We are able to share about Christ’s unconditional love and mercy. Those opportunities make it all worth it.
Kloster is one of three volunteers who have assumed responsibility for the Mass Project. He works alongside Sandra Talarico, the director of religious education at Newman Theological College, and Julian diCastri, former teacher and principal for the Greater St. Albert Catholic Schools, in ensuring that this mission of sacramental grace continues.
Still, it’s been a struggle to keep it going due a shortage of volunteers and a limited number of priests who are available to celebrate Mass due to their schedules.
“We are always looking for more volunteers,” Kloster said. “and we are often short on volunteers, so less inmates are able to experience our Wednesday catechesis sessions, since we always need to have two volunteers working together.
“Occasionally we must cancel Mass, because we don’t have enough people for the Wednesday catechism classes, or no volunteer who is able to accompany the priest for the weekend Mass.
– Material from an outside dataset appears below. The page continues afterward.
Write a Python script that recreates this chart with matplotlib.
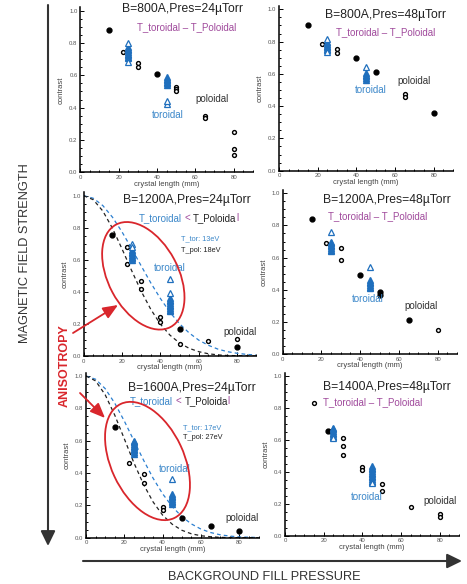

We would love to able to offer more than one Mass per weekend if we had more volunteers and more available priests.”
Who can volunteer?
“Any volunteers at the prison need to be adults, 18 years of age and over,” Kloster said.
“Mass Project volunteers are also required to be practicing Catholics, since they will be teaching about the Catholic Mass, and being able to speak with knowledge and personal experience is vital. The inmates often ask deep questions, and having a good knowledge of our faith is enable our volunteers to respond in a helpful manner.”
Moran said of the Mass Project he founded: “I hope that it continues forever.”